Emirates, with a fleet of 171 mainly Airbus and Boeing planes, signed an $18bn deal with Boeing for its 777 aircraft at November’s Dubai Air Show.
The Arab carrier, which competes with Qatar Airways and Abu Dhabi’s Etihad Airways, is also vying to win passengers globally from Air France-KLM, British Airways and Deutsche Lufthansa.
“Investors are putting their money at work and in the region, Dubai is where you have value,” Anas El Maizi, fund manager at Royal Capital in Abu Dhabi, said in response to emailed questions. “Emirates, as part of the Dubai complex and one of the big benchmark bonds, has also rallied.”
Emirates’ bonds have fallen with the increase in risk appetite since the European Central Bank awarded 529.5 billion euros ($695bn) in three-year loans to 800 European banks on February 29.
The bloc also approved a 130 billion-euro bailout for Greece and the US Federal Reserve has pledged to keep interest rates low until 2014, spurring risk appetite.
Europe was the destination of 29 percent of Dubai’s exports in the third quarter, Dubai Statistics Centre data show. Exports to Western Europe jumped 113 percent and imports advanced 10 percent that quarter from a year earlier, according to the data.
“This year the market has been driven by the ‘risk on’ trade, based on better US data, the Fed on hold until 2014, no bad news out of Greece and liquidity from the European Long-Term Refinancing Operation,” said Mark Watts, head of fixed-income at National Bank of Abu Dhabi’s asset management group, which manages AED4.1bn.
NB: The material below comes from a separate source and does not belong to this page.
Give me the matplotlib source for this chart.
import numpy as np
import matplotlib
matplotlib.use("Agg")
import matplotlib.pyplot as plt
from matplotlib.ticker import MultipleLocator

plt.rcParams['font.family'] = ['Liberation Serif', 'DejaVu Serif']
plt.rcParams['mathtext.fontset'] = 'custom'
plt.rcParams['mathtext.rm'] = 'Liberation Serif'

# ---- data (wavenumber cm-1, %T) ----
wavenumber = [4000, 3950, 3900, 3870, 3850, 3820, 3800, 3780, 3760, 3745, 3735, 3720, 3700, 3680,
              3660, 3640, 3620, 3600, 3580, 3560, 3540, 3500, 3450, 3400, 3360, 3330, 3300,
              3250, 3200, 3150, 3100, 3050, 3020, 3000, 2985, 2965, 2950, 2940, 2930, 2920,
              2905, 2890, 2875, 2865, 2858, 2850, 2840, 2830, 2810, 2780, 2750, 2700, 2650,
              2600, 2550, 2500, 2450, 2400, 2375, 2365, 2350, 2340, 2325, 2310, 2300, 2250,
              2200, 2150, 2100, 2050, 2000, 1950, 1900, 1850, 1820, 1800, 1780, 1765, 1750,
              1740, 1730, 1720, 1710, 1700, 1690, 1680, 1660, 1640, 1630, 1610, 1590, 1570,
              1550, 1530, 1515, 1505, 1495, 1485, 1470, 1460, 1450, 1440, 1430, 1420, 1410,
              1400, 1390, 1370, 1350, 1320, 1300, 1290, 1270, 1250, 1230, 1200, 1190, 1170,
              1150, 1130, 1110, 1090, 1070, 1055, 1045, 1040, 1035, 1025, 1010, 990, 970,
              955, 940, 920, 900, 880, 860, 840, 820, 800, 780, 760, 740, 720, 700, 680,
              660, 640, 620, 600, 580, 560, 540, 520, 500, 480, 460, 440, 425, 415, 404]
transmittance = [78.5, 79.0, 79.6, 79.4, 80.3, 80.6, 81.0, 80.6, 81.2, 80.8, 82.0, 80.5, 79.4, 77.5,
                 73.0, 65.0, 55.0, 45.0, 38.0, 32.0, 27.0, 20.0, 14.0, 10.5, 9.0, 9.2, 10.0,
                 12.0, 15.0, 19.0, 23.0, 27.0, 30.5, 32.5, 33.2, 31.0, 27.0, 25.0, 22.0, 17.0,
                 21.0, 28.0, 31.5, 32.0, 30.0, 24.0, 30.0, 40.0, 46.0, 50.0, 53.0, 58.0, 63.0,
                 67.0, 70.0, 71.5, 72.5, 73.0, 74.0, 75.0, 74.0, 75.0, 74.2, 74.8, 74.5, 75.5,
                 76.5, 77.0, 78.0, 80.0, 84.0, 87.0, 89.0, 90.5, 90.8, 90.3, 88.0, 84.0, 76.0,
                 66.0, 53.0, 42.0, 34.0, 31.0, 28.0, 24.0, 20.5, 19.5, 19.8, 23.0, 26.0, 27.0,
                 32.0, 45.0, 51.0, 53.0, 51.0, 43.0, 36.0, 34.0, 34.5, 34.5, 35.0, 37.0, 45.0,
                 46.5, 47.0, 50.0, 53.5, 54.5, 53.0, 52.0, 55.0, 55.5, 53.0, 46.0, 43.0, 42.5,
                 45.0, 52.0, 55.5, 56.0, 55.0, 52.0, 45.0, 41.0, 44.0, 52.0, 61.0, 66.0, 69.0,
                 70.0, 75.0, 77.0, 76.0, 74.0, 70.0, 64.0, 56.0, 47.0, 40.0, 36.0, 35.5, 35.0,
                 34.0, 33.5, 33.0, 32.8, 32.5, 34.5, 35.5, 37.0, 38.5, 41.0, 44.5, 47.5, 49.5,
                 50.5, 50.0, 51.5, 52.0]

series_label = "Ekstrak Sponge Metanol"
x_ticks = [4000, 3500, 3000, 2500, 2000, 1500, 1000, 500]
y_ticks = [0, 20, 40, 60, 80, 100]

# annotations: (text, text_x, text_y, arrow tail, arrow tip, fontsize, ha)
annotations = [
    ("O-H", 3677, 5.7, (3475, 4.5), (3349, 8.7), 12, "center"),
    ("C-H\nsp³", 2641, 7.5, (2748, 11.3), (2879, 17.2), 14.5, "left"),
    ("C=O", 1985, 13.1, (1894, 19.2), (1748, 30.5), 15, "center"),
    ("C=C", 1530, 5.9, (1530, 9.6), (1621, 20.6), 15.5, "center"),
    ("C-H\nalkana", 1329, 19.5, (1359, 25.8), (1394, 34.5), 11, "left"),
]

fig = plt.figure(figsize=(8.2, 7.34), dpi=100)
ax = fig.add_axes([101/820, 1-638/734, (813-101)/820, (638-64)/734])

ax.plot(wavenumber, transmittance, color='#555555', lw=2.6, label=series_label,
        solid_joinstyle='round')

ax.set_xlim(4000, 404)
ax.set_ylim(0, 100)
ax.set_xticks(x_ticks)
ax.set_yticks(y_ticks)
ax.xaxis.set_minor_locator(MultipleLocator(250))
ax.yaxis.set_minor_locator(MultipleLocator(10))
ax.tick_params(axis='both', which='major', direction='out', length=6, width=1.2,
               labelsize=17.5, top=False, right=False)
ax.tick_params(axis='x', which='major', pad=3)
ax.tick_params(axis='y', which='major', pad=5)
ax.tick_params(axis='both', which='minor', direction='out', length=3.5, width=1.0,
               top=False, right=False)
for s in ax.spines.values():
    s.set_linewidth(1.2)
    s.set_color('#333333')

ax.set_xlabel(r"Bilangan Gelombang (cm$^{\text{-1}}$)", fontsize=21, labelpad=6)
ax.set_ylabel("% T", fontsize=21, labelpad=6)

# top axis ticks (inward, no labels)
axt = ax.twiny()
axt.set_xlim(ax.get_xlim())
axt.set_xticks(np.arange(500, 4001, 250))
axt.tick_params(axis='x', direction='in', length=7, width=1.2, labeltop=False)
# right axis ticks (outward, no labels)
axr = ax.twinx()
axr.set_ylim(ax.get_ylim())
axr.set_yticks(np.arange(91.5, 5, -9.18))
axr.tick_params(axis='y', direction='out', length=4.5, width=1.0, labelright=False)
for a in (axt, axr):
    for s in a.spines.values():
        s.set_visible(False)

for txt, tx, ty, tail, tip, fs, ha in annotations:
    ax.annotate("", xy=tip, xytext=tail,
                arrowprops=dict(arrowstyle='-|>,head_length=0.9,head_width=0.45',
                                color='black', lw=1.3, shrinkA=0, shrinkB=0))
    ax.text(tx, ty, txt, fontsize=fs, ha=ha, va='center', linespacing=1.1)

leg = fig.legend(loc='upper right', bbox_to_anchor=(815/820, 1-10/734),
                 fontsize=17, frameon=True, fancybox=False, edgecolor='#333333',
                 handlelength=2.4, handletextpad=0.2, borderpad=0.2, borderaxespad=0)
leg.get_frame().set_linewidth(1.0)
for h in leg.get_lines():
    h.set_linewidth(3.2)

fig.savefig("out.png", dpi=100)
High-yielding bond funds attracted more than $1 billion for the week ended February 29, the ninth straight week of inflows, as investors, according to US-based research firm EPFR Global.
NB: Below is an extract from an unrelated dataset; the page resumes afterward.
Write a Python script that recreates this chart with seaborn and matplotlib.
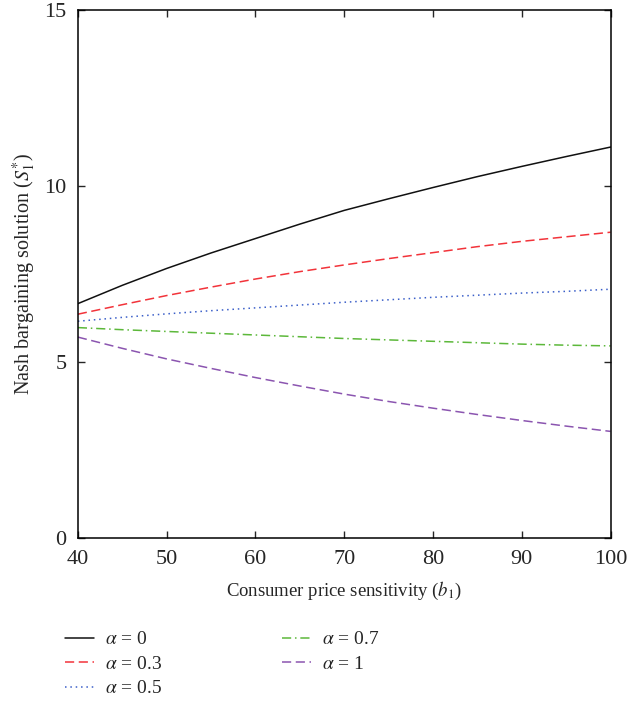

Still, the rising cost of fuel threatens to weigh on earnings of Emirates, which has said it doesn’t receive government subsidies. Oil production accounted for 2 percent of Dubai’s economic output in 2010, statistics center data show.
Emirates’ profit for the six months ended September 30 plunged 76 percent as fuel costs surged by $1 billion, the company, which maintains a no-hedging strategy, reported in November. The average price of oil jumped 19 percent last year.
“The lack of a hedging strategy against rising fuel costs” is a concern, said Exotix’s Alanani. “Emirates remains one of the few airlines not hedging against the increase in oil prices although so far it has been successful in passing these costs to its customers through fuel surcharges.”
While it is being “penalised by oil price,” Emirates - which operates 21 Airbus A380 superjumbos - is “profiting” from growth in passenger traffic, according to El Maizi. The airline said February 29 it will add a surcharge on all tickets from March 1 to compensate for the fuel price rise.
Passenger traffic with Middle Eastern airlines jumped 14.5 percent in January, the fastest rate of growth in any region, the International Air Transport Association said last month.
In its home market, Emirates is benefiting from a pickup in tourism to Dubai, which received 9.3 million tourists last year, up 10 percent from 2010, the emirate’s tourism department said March 7. Hotel revenues jumped 20 percent, the department said.
Investors have also responded favorably to statements regarding the emirate’s debt restructuring, said Royal Capital’s El Maizi. Dubai has “no intention” of seeking support from Abu Dhabi, Mohammed Al Shaibani, director general of the Dubai ruler’s court, said last month.
Better corporate earnings and dividend payments led to an 18.8 percent rally this year in Dubai’s benchmark stock index, making it the GCC’s best-performing measure.
Economic growth in the sheikhdom is set to climb to as high as 5 percent this year after growing more than 3 percent in 2011, a government official said in February.
“I think all the good news isn’t fully priced in,” El Maizi said.